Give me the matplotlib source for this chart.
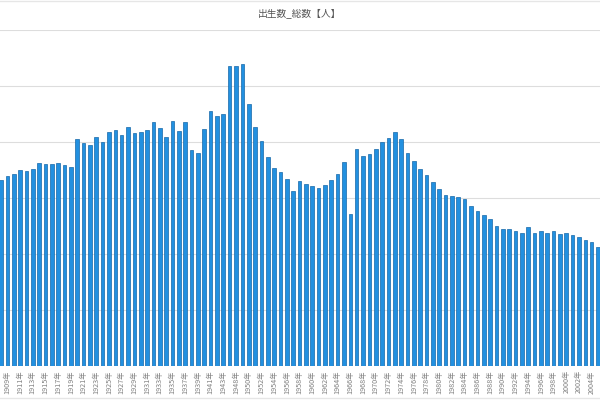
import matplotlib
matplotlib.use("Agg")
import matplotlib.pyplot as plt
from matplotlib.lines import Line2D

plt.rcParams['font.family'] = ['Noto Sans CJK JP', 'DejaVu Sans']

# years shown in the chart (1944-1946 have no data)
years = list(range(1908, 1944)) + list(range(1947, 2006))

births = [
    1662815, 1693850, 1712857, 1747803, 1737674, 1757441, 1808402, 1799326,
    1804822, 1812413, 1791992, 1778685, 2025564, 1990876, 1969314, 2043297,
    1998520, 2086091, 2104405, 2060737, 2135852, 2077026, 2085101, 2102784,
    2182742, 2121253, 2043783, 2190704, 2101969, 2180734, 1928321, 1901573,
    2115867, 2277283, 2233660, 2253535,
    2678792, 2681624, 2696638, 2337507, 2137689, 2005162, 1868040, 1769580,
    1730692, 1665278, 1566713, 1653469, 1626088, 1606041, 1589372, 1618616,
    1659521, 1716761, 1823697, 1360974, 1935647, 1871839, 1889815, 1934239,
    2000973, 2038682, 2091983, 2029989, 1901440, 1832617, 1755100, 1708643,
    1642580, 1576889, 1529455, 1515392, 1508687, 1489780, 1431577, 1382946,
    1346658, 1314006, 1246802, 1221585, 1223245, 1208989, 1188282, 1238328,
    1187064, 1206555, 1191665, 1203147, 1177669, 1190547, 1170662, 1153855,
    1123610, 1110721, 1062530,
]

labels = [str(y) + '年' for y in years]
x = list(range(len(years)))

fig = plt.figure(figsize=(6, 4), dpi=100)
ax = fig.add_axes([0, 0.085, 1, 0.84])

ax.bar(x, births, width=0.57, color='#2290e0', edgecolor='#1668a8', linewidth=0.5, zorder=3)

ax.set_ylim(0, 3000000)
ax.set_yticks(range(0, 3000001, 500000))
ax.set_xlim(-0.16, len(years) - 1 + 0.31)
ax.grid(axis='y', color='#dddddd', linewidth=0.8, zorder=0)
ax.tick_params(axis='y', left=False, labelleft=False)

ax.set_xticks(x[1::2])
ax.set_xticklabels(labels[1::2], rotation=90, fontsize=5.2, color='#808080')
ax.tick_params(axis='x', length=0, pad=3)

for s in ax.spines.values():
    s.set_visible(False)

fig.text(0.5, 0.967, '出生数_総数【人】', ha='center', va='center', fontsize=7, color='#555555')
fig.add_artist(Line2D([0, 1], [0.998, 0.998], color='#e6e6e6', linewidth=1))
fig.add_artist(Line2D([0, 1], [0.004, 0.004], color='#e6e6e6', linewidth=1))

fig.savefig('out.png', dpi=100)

• Prompt: Write out, word for word, the lines from the start of the data through the one holding "years = list(range(1908, 1944))". Omit pictures.

• Reply:
Give me the matplotlib source for this chart.
import matplotlib
matplotlib.use("Agg")
import matplotlib.pyplot as plt
from matplotlib.lines import Line2D

plt.rcParams['font.family'] = ['Noto Sans CJK JP', 'DejaVu Sans']

# years shown in the chart (1944-1946 have no data)
years = list(range(1908, 1944)) + list(range(1947, 2006))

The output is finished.